MAJOR FINANCIAL FIRM
Discover how our products have helped those in the financial sector
Customer Type | Major Financial Firm |
---|---|
Customer Sector | Financial |
Source Storage | NetApp FAS3040, 2 arrays, 6 ports |
Target Storage | EMC VNX 5700, 1 array |
Number of Hosts & Clusters | 10 |
Host Types | Windows, Linux |
Host Applications | Oracle RAC, MSSQL, Lotus Notes |
Replication Type | Local |
Number of CMO | 2x CMO in each of two sites |
Insertion Method | Storage Side |
CHALLENGES
SOLUTION
RESULTS
• Migrate large amount of data at each of the two sites
• Production environment runs 24/7 with no downtime planned until weeks after insertion, but migration needs to start immediately
• Application server farm is diverse, with Windows SQL, Linux Oracle RAC, VMware client hosts
• Zero tolerance for any interruption or performance impact to production throughout the migration process
• Approval for any changes to host, switch or source storage very difficult to obtain
• CMO appliances were deployed for migration without any changes to the environment, without downtime, and while applications were running
• CMO automated the data migration without any WWPN, switch or storage LUN information being entered, and mapped the entire SAN
• CMO drew an accurate SAN configuration diagram for visual verification of the environment
• Administrator created migration sessions using appropriate migration aggressiveness settings as determined by their users’ needs
• No user reports of any impact to performance throughout the migration
• Migration of both sites (large amount of data) took nearly 120 hours to complete, with no reported impact to database operations
• Final cut-over to new storage was smooth and quick
• Offline Secure Erasure (storage scrubbing) of old storage was performed without any impact to client hosts
• Total number of PS hours to deploy and configure CMO for migration: 41 minutes (and no changes made to existing SAN environment)
THE STORY
The financial firm represented here had two data centers, both with the need to retire older-generation NetApp HA storage, to be replaced with new EMC VNX-5000’s. Since the environment contained multiple client hosts on different OS platforms (Windows, Linux and VMware) running demanding financial applications on Oracle and SQL, host-side copying of data to the new storage was deemed impossible due to the amount of downtime that would have been required.
The Cirrus Data Solutions’ Cirrus Migrate On-Premises (CMO) was brought in to provide live migration of the data from NetApp to EMC storage without requiring any changes to the existing FC SAN, thereby avoiding any zoning changes, host-side driver installation, or storage LUN masking changes. Using TDI technology, CMO was inserted one path at a time into the live FC data stream, and avoided the risks usually associated with block-level migration. Live I/O was paused for just a few seconds on each path, and activity resumed automatically moments after insertion. CMO then automatically discovered all the source LUNs and hosts for migration.

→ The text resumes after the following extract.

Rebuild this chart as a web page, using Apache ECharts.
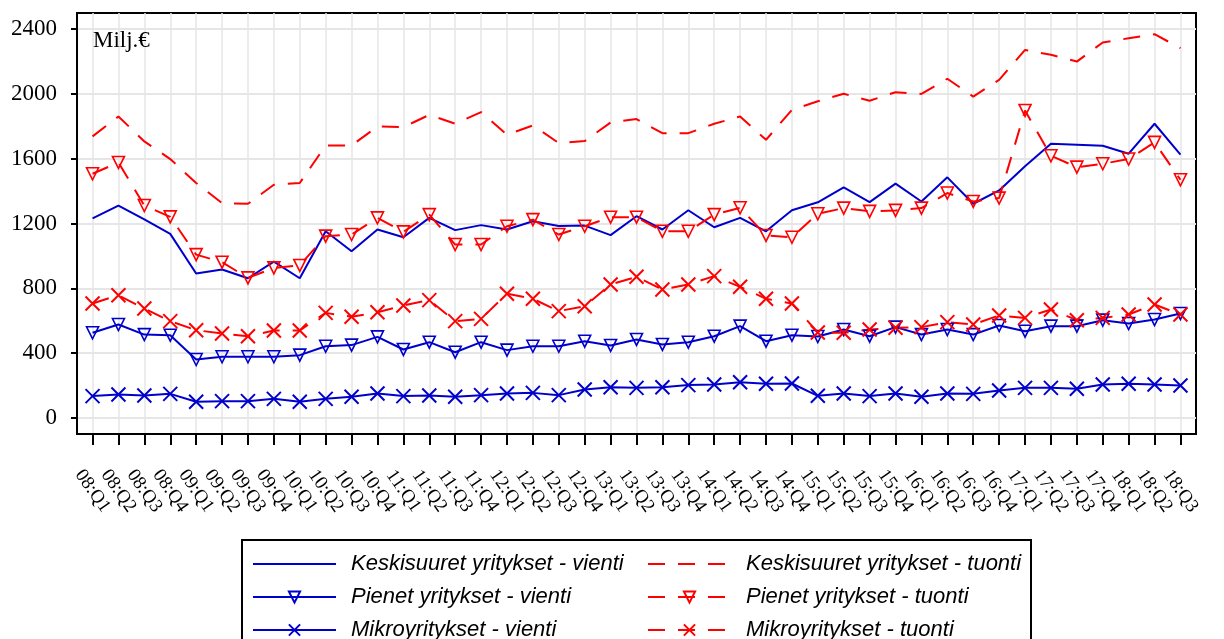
<!DOCTYPE html>
<html><head><meta charset="utf-8">
<script src="https://cdn.jsdelivr.net/npm/echarts@6/dist/echarts.min.js"></script>
<style>html,body{margin:0;padding:0;background:#fff}#c{width:1224px;height:639px}</style>
</head><body><div id="c"></div><script>
const categories = ['08:Q1','08:Q2','08:Q3','08:Q4','09:Q1','09:Q2','09:Q3','09:Q4','10:Q1','10:Q2','10:Q3','10:Q4',
  '11:Q1','11:Q2','11:Q3','11:Q4','12:Q1','12:Q2','12:Q3','12:Q4','13:Q1','13:Q2','13:Q3','13:Q4',
  '14:Q1','14:Q2','14:Q3','14:Q4','15:Q1','15:Q2','15:Q3','15:Q4','16:Q1','16:Q2','16:Q3','16:Q4',
  '17:Q1','17:Q2','17:Q3','17:Q4','18:Q1','18:Q2','18:Q3'];
const yTicks = [0, 400, 800, 1200, 1600, 2000, 2400];
const keskiVienti = [1231,1311,1225,1136,891,916,862,965,862,1152,1029,1163,1115,1235,1159,1190,1163,1214,1184,1187,1128,1245,1163,1282,1177,1235,1152,1282,1331,1423,1332,1446,1336,1485,1322,1404,1553,1692,1686,1680,1631,1816,1625];
const keskiTuonti = [1738,1861,1707,1598,1450,1326,1322,1439,1450,1682,1682,1799,1795,1871,1816,1888,1748,1806,1697,1709,1824,1845,1758,1758,1816,1861,1717,1902,1955,2001,1958,2011,2000,2094,1984,2087,2272,2242,2200,2318,2344,2369,2283];
const pienetVienti = [525,576,514,510,360,377,377,377,387,442,449,500,422,467,405,467,418,442,442,473,447,484,453,467,504,566,473,510,502,545,504,560,514,545,514,570,535,566,566,603,582,607,644];
const pienetTuonti = [1507,1577,1311,1241,1008,961,864,926,941,1122,1132,1235,1148,1255,1070,1070,1183,1224,1132,1183,1239,1239,1152,1152,1255,1297,1126,1115,1260,1295,1275,1281,1295,1388,1336,1357,1898,1618,1548,1569,1598,1701,1470];
const mikroVienti = [134,144,138,148,99,103,103,117,99,117,130,150,134,138,130,140,150,154,140,175,189,185,189,202,206,220,210,212,136,150,134,150,130,150,148,169,185,185,179,206,210,206,200];
const mikroTuonti = [706,757,675,597,541,521,504,539,539,648,624,652,694,727,597,611,766,735,659,689,823,871,792,823,875,809,735,706,527,525,545,556,560,591,576,632,617,669,603,617,638,700,638];
const seriesNames = ['Keskisuuret yritykset - vienti','Keskisuuret yritykset - tuonti','Pienet yritykset - vienti','Pienet yritykset - tuonti','Mikroyritykset - vienti','Mikroyritykset - tuonti'];

const BLUE = '#0000cc', RED = '#ff0000';
const DASH = [17, 13];
const tickIdx = categories.map((c, i) => i);
const toPairs = arr => arr.map((v, i) => [i, v]);
const NONE = {symbol: 'circle', symbolSize: 2, showSymbol: false};
const TRI = {symbol: 'triangle', symbolRotate: 180, symbolSize: [12, 12]};
const XS = {symbol: 'path://M0,0L10,10M10,0L0,10', symbolSize: 14};

function mk(name, data, color, dashed, sym) {
  const bw = sym === XS ? 2 : (sym === TRI ? 1.6 : 0);
  return Object.assign({
    name, type: 'line', data: toPairs(data), animation: false,
    lineStyle: {color, width: 2, type: dashed ? DASH : 'solid'},
    itemStyle: {color: 'rgba(0,0,0,0)', borderColor: bw ? color : 'rgba(0,0,0,0)', borderWidth: bw},
    showSymbol: true, emphasis: {disabled: true}
  }, sym);
}

const chart = echarts.init(document.getElementById('c'), null, {renderer: 'canvas'});
chart.setOption({
  backgroundColor: '#fff',
  animation: false,
  title: {text: 'Milj.€', left: 88, top: 24, textStyle: {fontFamily: 'Liberation Serif', fontSize: 23, fontWeight: 'normal', color: '#000'}},
  grid: {left: 77, right: 28, top: 13, height: 421, show: true, borderColor: '#000', borderWidth: 2, backgroundColor: 'transparent'},
  xAxis: {
    type: 'value', min: -0.6, max: 42.6,
    axisLine: {show: true, onZero: false, lineStyle: {color: '#000', width: 2}},
    axisTick: {show: true, customValues: tickIdx, length: 11, lineStyle: {color: '#000', width: 2}},
    axisLabel: {customValues: tickIdx, formatter: v => categories[Math.round(v)] || '', rotate: -55, align: 'center', verticalAlign: 'middle', margin: 57,
      fontFamily: 'Liberation Serif', fontSize: 19, color: '#000'},
    splitLine: {show: true, lineStyle: {color: '#e6e6e6', width: 1.5}}
  },
  yAxis: {
    type: 'value', min: -100, max: 2500,
    axisLine: {show: true, onZero: false, lineStyle: {color: '#000', width: 2}},
    axisTick: {show: true, customValues: yTicks, length: 6, lineStyle: {color: '#000', width: 2}},
    axisLabel: {customValues: yTicks, formatter: v => String(v), margin: 20, fontFamily: 'Liberation Serif', fontSize: 23, color: '#000'},
    splitLine: {show: true, lineStyle: {color: '#e6e6e6', width: 2}}
  },
  legend: {
    data: seriesNames, left: 242, top: 540, width: 790, orient: 'horizontal',
    itemWidth: 83, itemHeight: 14, itemGap: 11,
    borderColor: '#000', borderWidth: 2, padding: [13, 0, 12, 10],
    textStyle: {fontFamily: 'Liberation Sans', fontStyle: 'italic', fontSize: 22, color: '#000', width: 285, lineHeight: 14, padding: [0, 0, 0, 10]},
    selectedMode: false
  },
  series: [
    mk(seriesNames[0], keskiVienti, BLUE, false, NONE),
    mk(seriesNames[1], keskiTuonti, RED, true, NONE),
    mk(seriesNames[2], pienetVienti, BLUE, false, TRI),
    mk(seriesNames[3], pienetTuonti, RED, true, TRI),
    mk(seriesNames[4], mikroVienti, BLUE, false, XS),
    mk(seriesNames[5], mikroTuonti, RED, true, XS)
  ]
});
</script></body></html>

The entire process was transparent to the database applications and caused no impact to production. At cut-over, the database owner simply unmounted the database from the old storage and remounted on the new device in a few short minutes.
CMO then performed a secure, 4-pass erasure to the old storage LUNs, ensuring that the retired storage could be re-purposed or returned.
The customer was very impressed with how simple it was to deploy the CMO appliances, and how the entire existing SAN environment was discovered and displayed graphically with no user input. All the customer needed to do was to identify and label each of the discovered source LUNs and pair them with the new destination LUNs, a process that could be accomplished with a single batch command. Given the ability to throttle the CMO migration process based on measured impact to production traffic, the customer was also able to set the desired level of aggressiveness so that throughout the entire migration project, the database owners were not aware of any performance impact to their systems.